The infrastructure-focused company owned by billionaire Gautam Adani on Thursday started slashing cross-border electricity flows by as much as half from its 1,600-megawatt capacity Godda coal-fired plant in eastern India, according to data published by Bangladesh’s power grid. […]
Khan said Bangladesh contested the amounts owed to Adani, saying the government had paid the company about $100mn in October, “double of what we’ve been paying in the earlier months”, and had opened a letter of credit for $170mn. He said Bangladesh now owed about $700mn. The amount, however, could rise as Adani continues to supply the country.

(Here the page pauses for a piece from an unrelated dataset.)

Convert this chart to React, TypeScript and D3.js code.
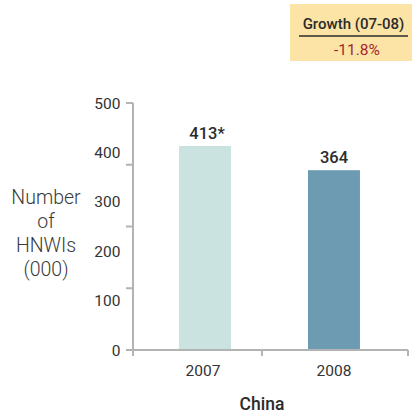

The dispute with the influential Indian tycoon, Asia’s second-wealthiest individual, underscores the vulnerabilities of Bangladesh’s economy after the dramatic ousting of authoritarian prime minister Sheikh Hasina by student protesters in August. Hasina fled to India and her current whereabouts are unknown. […]
In a filing last month, the conglomerate’s listed power business said it had been receiving payments from the Bangladesh Power Development Board “on a regular basis” and was “confident of recovering the overdue amount”.